> **Do this**:
Copy the data that follows exactly. Include no pictures.

* Begin Data segment *

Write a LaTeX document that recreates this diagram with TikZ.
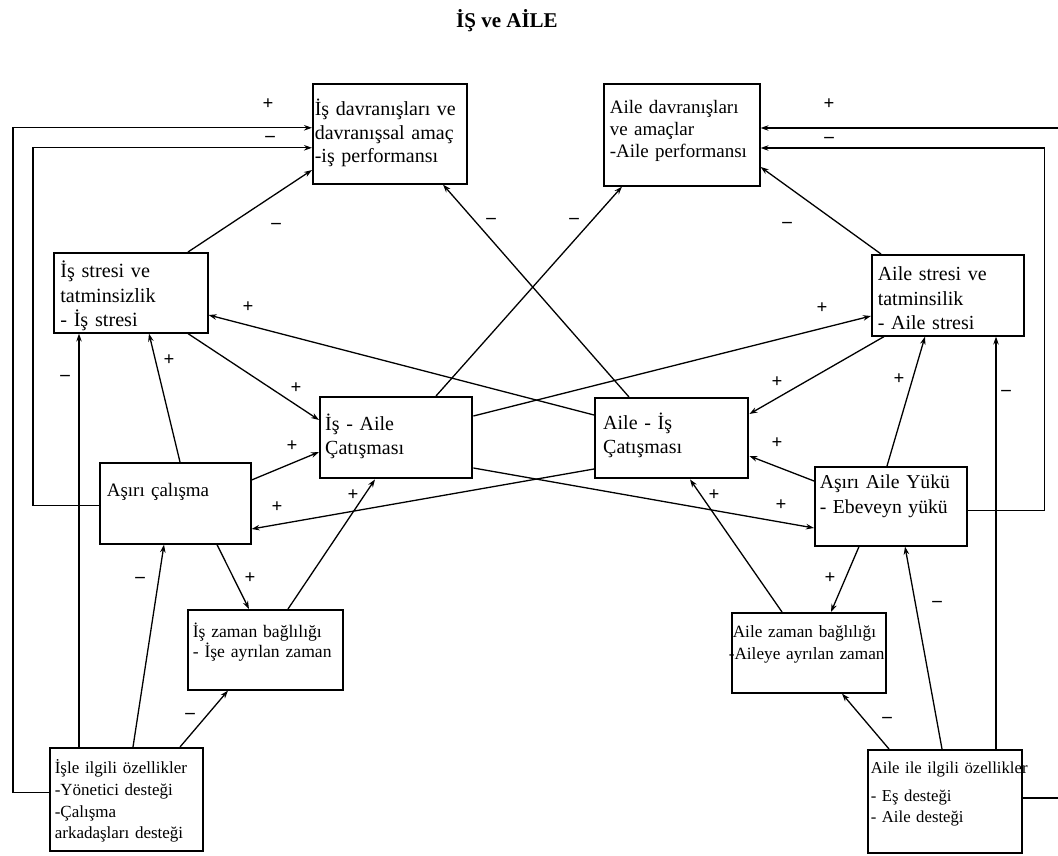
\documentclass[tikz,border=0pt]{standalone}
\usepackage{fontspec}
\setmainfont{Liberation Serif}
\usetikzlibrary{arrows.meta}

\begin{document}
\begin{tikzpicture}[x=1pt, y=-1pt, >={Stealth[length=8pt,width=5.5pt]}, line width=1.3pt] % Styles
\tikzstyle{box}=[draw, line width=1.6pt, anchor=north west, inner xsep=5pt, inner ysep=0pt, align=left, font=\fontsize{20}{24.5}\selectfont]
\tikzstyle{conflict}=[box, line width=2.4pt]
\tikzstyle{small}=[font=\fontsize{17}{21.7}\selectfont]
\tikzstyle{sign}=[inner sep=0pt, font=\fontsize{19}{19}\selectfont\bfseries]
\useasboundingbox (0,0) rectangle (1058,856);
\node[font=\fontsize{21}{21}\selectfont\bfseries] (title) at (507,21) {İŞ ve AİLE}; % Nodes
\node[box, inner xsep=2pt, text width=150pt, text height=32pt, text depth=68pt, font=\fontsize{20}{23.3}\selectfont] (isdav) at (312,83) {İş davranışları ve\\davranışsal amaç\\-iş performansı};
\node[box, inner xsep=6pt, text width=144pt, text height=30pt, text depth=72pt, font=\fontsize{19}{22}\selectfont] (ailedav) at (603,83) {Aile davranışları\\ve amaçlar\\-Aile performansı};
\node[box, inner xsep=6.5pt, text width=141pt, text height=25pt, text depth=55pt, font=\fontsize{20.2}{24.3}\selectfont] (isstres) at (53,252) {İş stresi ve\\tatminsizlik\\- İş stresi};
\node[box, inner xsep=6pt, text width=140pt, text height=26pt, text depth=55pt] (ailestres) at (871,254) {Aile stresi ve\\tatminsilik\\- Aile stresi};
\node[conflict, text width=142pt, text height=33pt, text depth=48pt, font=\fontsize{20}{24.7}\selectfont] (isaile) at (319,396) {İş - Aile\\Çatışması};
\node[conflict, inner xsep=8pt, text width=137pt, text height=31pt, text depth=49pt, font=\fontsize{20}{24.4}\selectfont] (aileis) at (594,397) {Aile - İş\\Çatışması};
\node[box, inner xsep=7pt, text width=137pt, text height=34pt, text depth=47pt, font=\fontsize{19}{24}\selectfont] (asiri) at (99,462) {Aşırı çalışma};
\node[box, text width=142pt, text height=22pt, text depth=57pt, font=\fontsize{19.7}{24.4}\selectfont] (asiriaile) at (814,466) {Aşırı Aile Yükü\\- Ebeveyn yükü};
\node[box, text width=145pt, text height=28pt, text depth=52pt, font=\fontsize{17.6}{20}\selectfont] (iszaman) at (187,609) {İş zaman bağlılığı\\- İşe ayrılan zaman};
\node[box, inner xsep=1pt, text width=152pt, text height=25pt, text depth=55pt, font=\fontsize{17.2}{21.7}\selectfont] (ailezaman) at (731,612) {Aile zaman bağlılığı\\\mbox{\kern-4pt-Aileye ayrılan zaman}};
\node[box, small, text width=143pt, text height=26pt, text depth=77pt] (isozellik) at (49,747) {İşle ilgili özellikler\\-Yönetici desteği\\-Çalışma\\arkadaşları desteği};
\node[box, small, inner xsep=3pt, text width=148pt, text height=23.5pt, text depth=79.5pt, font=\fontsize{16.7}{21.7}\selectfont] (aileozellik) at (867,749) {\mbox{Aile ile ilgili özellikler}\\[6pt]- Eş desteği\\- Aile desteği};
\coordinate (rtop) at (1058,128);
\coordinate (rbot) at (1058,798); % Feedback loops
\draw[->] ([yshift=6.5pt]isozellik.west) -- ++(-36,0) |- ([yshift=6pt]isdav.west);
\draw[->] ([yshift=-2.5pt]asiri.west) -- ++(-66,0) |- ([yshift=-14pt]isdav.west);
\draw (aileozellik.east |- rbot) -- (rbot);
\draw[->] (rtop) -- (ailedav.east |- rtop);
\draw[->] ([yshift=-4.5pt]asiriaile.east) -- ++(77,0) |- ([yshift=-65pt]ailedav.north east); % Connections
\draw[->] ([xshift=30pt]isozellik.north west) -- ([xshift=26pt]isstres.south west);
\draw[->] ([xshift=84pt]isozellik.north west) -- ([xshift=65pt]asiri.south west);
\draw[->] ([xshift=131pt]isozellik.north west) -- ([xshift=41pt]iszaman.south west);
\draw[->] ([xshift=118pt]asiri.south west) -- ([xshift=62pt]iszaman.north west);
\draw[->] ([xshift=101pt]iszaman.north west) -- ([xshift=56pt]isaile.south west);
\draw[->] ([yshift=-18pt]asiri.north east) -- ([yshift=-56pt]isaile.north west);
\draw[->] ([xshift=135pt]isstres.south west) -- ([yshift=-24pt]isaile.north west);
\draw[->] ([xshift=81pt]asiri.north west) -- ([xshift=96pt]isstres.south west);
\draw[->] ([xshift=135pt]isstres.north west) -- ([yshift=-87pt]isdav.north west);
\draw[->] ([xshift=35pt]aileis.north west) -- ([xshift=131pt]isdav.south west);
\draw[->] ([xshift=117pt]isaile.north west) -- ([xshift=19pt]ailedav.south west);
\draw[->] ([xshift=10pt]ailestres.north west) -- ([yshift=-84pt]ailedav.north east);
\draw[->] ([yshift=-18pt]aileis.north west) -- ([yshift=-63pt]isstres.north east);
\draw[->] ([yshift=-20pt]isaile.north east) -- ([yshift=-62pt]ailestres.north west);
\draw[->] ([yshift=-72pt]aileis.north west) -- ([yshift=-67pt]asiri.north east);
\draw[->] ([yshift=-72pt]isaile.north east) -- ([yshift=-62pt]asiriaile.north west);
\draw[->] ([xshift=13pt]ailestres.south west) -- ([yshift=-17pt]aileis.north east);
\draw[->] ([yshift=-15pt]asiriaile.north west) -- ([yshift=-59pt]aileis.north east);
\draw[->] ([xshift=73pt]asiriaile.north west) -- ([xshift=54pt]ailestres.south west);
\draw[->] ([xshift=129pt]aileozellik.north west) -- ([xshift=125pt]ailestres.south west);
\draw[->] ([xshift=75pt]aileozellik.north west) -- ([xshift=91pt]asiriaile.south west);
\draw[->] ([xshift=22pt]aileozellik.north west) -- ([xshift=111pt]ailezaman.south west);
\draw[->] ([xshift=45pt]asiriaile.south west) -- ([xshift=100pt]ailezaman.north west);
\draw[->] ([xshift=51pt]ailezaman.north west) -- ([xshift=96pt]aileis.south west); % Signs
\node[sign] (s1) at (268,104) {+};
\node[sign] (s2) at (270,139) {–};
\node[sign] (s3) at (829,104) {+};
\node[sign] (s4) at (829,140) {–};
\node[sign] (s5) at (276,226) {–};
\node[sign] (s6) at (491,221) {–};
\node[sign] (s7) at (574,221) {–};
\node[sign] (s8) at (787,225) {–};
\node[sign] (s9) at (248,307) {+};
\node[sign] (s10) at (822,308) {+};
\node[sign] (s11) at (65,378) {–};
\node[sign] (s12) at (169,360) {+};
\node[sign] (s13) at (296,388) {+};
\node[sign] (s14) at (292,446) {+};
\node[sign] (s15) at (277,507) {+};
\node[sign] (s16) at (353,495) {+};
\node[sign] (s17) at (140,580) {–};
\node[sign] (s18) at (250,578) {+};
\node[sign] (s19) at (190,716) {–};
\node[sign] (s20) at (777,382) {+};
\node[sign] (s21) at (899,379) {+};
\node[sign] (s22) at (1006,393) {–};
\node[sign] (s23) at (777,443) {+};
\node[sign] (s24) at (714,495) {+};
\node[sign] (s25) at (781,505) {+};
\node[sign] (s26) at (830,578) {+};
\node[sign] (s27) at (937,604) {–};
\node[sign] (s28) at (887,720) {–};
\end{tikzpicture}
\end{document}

* End Data segment *

> **Solution to the problem**:
Write a LaTeX document that recreates this diagram with TikZ.
\documentclass[tikz,border=0pt]{standalone}
\usepackage{fontspec}
\setmainfont{Liberation Serif}
\usetikzlibrary{arrows.meta}

\begin{document}
\begin{tikzpicture}[x=1pt, y=-1pt, >={Stealth[length=8pt,width=5.5pt]}, line width=1.3pt] % Styles
\tikzstyle{box}=[draw, line width=1.6pt, anchor=north west, inner xsep=5pt, inner ysep=0pt, align=left, font=\fontsize{20}{24.5}\selectfont]
\tikzstyle{conflict}=[box, line width=2.4pt]
\tikzstyle{small}=[font=\fontsize{17}{21.7}\selectfont]
\tikzstyle{sign}=[inner sep=0pt, font=\fontsize{19}{19}\selectfont\bfseries]
\useasboundingbox (0,0) rectangle (1058,856);
\node[font=\fontsize{21}{21}\selectfont\bfseries] (title) at (507,21) {İŞ ve AİLE}; % Nodes
\node[box, inner xsep=2pt, text width=150pt, text height=32pt, text depth=68pt, font=\fontsize{20}{23.3}\selectfont] (isdav) at (312,83) {İş davranışları ve\\davranışsal amaç\\-iş performansı};
\node[box, inner xsep=6pt, text width=144pt, text height=30pt, text depth=72pt, font=\fontsize{19}{22}\selectfont] (ailedav) at (603,83) {Aile davranışları\\ve amaçlar\\-Aile performansı};
\node[box, inner xsep=6.5pt, text width=141pt, text height=25pt, text depth=55pt, font=\fontsize{20.2}{24.3}\selectfont] (isstres) at (53,252) {İş stresi ve\\tatminsizlik\\- İş stresi};
\node[box, inner xsep=6pt, text width=140pt, text height=26pt, text depth=55pt] (ailestres) at (871,254) {Aile stresi ve\\tatminsilik\\- Aile stresi};
\node[conflict, text width=142pt, text height=33pt, text depth=48pt, font=\fontsize{20}{24.7}\selectfont] (isaile) at (319,396) {İş - Aile\\Çatışması};
\node[conflict, inner xsep=8pt, text width=137pt, text height=31pt, text depth=49pt, font=\fontsize{20}{24.4}\selectfont] (aileis) at (594,397) {Aile - İş\\Çatışması};
\node[box, inner xsep=7pt, text width=137pt, text height=34pt, text depth=47pt, font=\fontsize{19}{24}\selectfont] (asiri) at (99,462) {Aşırı çalışma};
\node[box, text width=142pt, text height=22pt, text depth=57pt, font=\fontsize{19.7}{24.4}\selectfont] (asiriaile) at (814,466) {Aşırı Aile Yükü\\- Ebeveyn yükü};
\node[box, text width=145pt, text height=28pt, text depth=52pt, font=\fontsize{17.6}{20}\selectfont] (iszaman) at (187,609) {İş zaman bağlılığı\\- İşe ayrılan zaman};
\node[box, inner xsep=1pt, text width=152pt, text height=25pt, text depth=55pt, font=\fontsize{17.2}{21.7}\selectfont] (ailezaman) at (731,612) {Aile zaman bağlılığı\\\mbox{\kern-4pt-Aileye ayrılan zaman}};
\node[box, small, text width=143pt, text height=26pt, text depth=77pt] (isozellik) at (49,747) {İşle ilgili özellikler\\-Yönetici desteği\\-Çalışma\\arkadaşları desteği};
\node[box, small, inner xsep=3pt, text width=148pt, text height=23.5pt, text depth=79.5pt, font=\fontsize{16.7}{21.7}\selectfont] (aileozellik) at (867,749) {\mbox{Aile ile ilgili özellikler}\\[6pt]- Eş desteği\\- Aile desteği};
\coordinate (rtop) at (1058,128);
\coordinate (rbot) at (1058,798); % Feedback loops
\draw[->] ([yshift=6.5pt]isozellik.west) -- ++(-36,0) |- ([yshift=6pt]isdav.west);
\draw[->] ([yshift=-2.5pt]asiri.west) -- ++(-66,0) |- ([yshift=-14pt]isdav.west);
\draw (aileozellik.east |- rbot) -- (rbot);
\draw[->] (rtop) -- (ailedav.east |- rtop);
\draw[->] ([yshift=-4.5pt]asiriaile.east) -- ++(77,0) |- ([yshift=-65pt]ailedav.north east); % Connections
\draw[->] ([xshift=30pt]isozellik.north west) -- ([xshift=26pt]isstres.south west);
\draw[->] ([xshift=84pt]isozellik.north west) -- ([xshift=65pt]asiri.south west);
\draw[->] ([xshift=131pt]isozellik.north west) -- ([xshift=41pt]iszaman.south west);
\draw[->] ([xshift=118pt]asiri.south west) -- ([xshift=62pt]iszaman.north west);
\draw[->] ([xshift=101pt]iszaman.north west) -- ([xshift=56pt]isaile.south west);
\draw[->] ([yshift=-18pt]asiri.north east) -- ([yshift=-56pt]isaile.north west);
\draw[->] ([xshift=135pt]isstres.south west) -- ([yshift=-24pt]isaile.north west);
\draw[->] ([xshift=81pt]asiri.north west) -- ([xshift=96pt]isstres.south west);
\draw[->] ([xshift=135pt]isstres.north west) -- ([yshift=-87pt]isdav.north west);
\draw[->] ([xshift=35pt]aileis.north west) -- ([xshift=131pt]isdav.south west);
\draw[->] ([xshift=117pt]isaile.north west) -- ([xshift=19pt]ailedav.south west);
\draw[->] ([xshift=10pt]ailestres.north west) -- ([yshift=-84pt]ailedav.north east);
\draw[->] ([yshift=-18pt]aileis.north west) -- ([yshift=-63pt]isstres.north east);
\draw[->] ([yshift=-20pt]isaile.north east) -- ([yshift=-62pt]ailestres.north west);
\draw[->] ([yshift=-72pt]aileis.north west) -- ([yshift=-67pt]asiri.north east);
\draw[->] ([yshift=-72pt]isaile.north east) -- ([yshift=-62pt]asiriaile.north west);
\draw[->] ([xshift=13pt]ailestres.south west) -- ([yshift=-17pt]aileis.north east);
\draw[->] ([yshift=-15pt]asiriaile.north west) -- ([yshift=-59pt]aileis.north east);
\draw[->] ([xshift=73pt]asiriaile.north west) -- ([xshift=54pt]ailestres.south west);
\draw[->] ([xshift=129pt]aileozellik.north west) -- ([xshift=125pt]ailestres.south west);
\draw[->] ([xshift=75pt]aileozellik.north west) -- ([xshift=91pt]asiriaile.south west);
\draw[->] ([xshift=22pt]aileozellik.north west) -- ([xshift=111pt]ailezaman.south west);
\draw[->] ([xshift=45pt]asiriaile.south west) -- ([xshift=100pt]ailezaman.north west);
\draw[->] ([xshift=51pt]ailezaman.north west) -- ([xshift=96pt]aileis.south west); % Signs
\node[sign] (s1) at (268,104) {+};
\node[sign] (s2) at (270,139) {–};
\node[sign] (s3) at (829,104) {+};
\node[sign] (s4) at (829,140) {–};
\node[sign] (s5) at (276,226) {–};
\node[sign] (s6) at (491,221) {–};
\node[sign] (s7) at (574,221) {–};
\node[sign] (s8) at (787,225) {–};
\node[sign] (s9) at (248,307) {+};
\node[sign] (s10) at (822,308) {+};
\node[sign] (s11) at (65,378) {–};
\node[sign] (s12) at (169,360) {+};
\node[sign] (s13) at (296,388) {+};
\node[sign] (s14) at (292,446) {+};
\node[sign] (s15) at (277,507) {+};
\node[sign] (s16) at (353,495) {+};
\node[sign] (s17) at (140,580) {–};
\node[sign] (s18) at (250,578) {+};
\node[sign] (s19) at (190,716) {–};
\node[sign] (s20) at (777,382) {+};
\node[sign] (s21) at (899,379) {+};
\node[sign] (s22) at (1006,393) {–};
\node[sign] (s23) at (777,443) {+};
\node[sign] (s24) at (714,495) {+};
\node[sign] (s25) at (781,505) {+};
\node[sign] (s26) at (830,578) {+};
\node[sign] (s27) at (937,604) {–};
\node[sign] (s28) at (887,720) {–};
\end{tikzpicture}
\end{document}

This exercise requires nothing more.